◆ EXERCISE TASK ◆
Would you copy the records below, exactly and only from their first line through the line containing "plt.rcParams['mathtext.it'] = 'Liberation", without any pictures?

◆ PROVIDED RECORDS ◆
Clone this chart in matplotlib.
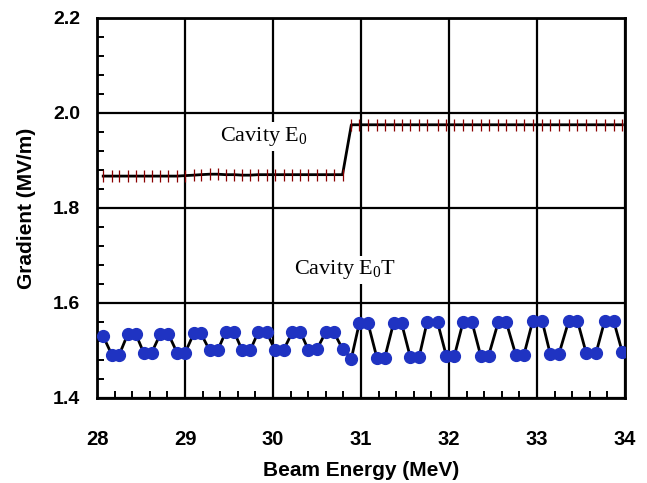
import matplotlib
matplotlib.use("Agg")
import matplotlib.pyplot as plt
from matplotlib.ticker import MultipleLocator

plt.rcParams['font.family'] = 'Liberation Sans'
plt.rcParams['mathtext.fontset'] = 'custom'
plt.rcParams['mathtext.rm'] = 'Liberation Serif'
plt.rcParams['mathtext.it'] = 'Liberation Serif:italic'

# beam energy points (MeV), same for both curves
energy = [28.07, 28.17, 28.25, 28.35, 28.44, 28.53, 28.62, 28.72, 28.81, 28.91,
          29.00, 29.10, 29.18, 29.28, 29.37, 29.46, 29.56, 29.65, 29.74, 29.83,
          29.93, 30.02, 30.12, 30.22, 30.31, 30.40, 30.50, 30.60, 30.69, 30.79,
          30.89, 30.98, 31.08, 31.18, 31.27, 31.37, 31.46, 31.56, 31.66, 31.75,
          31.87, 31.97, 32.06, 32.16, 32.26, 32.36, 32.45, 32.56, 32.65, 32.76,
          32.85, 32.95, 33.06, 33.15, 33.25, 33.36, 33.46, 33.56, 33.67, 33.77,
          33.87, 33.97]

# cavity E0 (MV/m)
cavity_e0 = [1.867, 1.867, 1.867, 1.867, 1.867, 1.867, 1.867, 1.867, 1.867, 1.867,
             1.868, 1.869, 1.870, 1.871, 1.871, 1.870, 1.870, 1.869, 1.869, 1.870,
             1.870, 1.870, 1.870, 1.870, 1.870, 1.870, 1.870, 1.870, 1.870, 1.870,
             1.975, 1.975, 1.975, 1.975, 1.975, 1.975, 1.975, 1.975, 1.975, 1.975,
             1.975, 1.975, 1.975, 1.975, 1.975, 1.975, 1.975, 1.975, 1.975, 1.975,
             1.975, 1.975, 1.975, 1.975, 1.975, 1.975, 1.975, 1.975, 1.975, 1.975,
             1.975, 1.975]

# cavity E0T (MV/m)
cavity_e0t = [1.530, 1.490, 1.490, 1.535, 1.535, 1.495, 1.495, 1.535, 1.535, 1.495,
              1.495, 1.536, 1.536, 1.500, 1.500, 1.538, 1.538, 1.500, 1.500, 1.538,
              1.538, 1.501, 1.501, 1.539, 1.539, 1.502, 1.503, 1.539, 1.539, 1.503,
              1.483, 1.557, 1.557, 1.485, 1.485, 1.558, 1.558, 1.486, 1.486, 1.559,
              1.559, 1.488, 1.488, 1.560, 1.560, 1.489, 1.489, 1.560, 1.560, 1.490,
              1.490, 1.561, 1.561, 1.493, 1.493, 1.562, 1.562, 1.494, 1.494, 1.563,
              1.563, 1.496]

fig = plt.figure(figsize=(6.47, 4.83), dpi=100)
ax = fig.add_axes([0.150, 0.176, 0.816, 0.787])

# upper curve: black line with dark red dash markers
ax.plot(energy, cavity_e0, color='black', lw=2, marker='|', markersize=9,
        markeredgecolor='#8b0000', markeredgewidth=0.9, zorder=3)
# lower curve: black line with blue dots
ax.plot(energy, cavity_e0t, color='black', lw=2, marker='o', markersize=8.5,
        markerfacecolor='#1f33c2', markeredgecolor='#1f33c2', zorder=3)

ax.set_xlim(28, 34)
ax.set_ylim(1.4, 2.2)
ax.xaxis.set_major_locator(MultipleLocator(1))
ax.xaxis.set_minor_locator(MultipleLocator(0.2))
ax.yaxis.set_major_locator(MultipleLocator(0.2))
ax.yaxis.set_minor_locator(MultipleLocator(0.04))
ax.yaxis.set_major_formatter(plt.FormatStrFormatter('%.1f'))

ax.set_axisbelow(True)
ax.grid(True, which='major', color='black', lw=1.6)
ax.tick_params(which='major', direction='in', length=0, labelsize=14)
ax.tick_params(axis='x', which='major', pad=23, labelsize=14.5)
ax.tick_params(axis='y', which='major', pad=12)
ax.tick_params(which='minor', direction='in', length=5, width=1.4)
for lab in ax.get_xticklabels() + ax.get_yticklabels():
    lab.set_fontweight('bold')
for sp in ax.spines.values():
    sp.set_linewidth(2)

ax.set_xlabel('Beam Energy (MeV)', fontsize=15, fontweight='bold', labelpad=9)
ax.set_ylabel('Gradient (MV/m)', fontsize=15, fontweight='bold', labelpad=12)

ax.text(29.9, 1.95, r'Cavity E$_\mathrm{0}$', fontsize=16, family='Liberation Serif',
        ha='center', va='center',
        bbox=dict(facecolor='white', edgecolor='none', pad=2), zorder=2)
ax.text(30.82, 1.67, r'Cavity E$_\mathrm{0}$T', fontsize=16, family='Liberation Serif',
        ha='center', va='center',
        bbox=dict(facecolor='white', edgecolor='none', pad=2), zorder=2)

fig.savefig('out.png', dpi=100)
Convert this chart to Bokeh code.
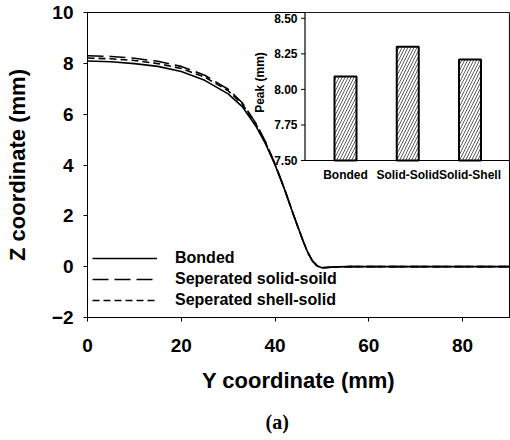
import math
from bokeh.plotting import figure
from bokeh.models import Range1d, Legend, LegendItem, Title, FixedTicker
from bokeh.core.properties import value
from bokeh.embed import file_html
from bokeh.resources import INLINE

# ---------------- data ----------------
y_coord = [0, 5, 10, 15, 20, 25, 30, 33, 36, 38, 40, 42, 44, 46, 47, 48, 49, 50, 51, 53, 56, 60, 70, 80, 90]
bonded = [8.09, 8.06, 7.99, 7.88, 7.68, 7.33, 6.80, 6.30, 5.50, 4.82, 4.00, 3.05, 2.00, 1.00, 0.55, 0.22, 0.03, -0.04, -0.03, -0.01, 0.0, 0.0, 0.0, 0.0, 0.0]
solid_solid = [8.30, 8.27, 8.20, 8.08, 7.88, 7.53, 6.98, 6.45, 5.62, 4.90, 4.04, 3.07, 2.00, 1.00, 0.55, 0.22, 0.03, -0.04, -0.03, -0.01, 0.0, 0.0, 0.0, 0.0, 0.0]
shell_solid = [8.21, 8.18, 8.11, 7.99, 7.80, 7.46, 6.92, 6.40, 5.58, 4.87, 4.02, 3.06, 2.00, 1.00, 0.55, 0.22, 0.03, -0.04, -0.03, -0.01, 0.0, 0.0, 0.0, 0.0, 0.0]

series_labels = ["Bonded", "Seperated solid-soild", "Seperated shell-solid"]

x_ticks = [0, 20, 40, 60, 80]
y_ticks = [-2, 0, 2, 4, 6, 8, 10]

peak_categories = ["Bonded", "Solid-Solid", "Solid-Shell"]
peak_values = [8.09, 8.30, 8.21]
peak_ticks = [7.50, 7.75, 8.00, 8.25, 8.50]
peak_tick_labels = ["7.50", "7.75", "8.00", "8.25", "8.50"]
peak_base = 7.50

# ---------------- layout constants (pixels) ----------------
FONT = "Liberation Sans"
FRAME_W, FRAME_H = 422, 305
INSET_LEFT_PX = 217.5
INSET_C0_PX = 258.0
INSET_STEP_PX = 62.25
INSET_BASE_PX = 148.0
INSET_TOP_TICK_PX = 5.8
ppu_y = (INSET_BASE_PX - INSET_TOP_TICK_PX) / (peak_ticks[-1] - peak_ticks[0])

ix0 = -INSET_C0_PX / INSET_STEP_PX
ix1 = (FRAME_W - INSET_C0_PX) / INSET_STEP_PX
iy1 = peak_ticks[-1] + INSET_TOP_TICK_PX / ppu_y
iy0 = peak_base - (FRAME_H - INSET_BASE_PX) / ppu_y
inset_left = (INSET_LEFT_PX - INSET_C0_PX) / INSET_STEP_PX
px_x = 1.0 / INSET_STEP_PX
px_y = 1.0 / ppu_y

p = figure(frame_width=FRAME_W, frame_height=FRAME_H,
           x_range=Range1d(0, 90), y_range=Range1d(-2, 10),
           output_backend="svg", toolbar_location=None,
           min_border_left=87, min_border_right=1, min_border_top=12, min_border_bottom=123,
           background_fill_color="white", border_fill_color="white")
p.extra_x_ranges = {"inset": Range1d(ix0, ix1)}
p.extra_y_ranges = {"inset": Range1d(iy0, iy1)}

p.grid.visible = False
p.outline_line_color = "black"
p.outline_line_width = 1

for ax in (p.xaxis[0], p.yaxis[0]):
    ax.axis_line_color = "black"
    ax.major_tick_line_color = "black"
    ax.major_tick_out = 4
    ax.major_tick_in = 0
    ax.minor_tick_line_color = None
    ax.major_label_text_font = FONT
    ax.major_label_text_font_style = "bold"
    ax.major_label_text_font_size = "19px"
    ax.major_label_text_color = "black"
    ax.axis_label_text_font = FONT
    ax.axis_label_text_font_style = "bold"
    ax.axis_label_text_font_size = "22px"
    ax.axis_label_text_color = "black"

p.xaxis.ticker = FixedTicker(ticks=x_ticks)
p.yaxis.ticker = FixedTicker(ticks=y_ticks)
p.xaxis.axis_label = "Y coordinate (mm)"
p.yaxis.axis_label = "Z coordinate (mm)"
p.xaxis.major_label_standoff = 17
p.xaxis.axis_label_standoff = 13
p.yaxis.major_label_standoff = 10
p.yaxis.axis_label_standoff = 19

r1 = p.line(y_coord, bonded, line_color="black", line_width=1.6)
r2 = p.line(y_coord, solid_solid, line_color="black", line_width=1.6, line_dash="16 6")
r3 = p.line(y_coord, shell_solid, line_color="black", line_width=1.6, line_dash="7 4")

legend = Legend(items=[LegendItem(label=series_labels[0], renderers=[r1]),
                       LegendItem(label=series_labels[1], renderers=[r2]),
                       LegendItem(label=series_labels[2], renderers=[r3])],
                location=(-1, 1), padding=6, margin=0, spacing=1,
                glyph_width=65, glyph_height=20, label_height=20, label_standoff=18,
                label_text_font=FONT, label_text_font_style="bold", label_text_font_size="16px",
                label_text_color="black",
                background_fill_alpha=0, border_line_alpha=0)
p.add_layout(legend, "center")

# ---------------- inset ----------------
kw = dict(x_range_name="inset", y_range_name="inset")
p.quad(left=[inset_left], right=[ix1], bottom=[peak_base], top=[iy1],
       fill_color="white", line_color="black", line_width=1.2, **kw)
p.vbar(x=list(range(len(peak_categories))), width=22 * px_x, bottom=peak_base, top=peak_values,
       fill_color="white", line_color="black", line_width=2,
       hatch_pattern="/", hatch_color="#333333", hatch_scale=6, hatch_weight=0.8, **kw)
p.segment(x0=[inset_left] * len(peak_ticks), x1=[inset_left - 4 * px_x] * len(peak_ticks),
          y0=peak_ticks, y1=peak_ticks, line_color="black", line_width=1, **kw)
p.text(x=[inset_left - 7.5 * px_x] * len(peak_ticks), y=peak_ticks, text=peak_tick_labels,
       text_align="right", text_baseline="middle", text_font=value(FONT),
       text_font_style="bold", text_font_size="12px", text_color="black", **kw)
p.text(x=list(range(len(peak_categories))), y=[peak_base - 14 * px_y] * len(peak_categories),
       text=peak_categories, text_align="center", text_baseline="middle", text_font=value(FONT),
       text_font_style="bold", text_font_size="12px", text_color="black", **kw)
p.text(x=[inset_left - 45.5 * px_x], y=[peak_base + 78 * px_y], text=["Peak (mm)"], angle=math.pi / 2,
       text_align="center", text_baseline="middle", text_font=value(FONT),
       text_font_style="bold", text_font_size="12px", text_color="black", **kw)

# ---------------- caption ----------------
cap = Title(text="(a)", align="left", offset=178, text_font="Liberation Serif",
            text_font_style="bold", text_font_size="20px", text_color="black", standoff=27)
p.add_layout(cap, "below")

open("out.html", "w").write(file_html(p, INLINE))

◆ TASK RESULT ◆
Clone this chart in matplotlib.
import matplotlib
matplotlib.use("Agg")
import matplotlib.pyplot as plt
from matplotlib.ticker import MultipleLocator

plt.rcParams['font.family'] = 'Liberation Sans'
plt.rcParams['mathtext.fontset'] = 'custom'
plt.rcParams['mathtext.rm'] = 'Liberation Serif'
plt.rcParams['mathtext.it'] = 'Liberation Serif:italic'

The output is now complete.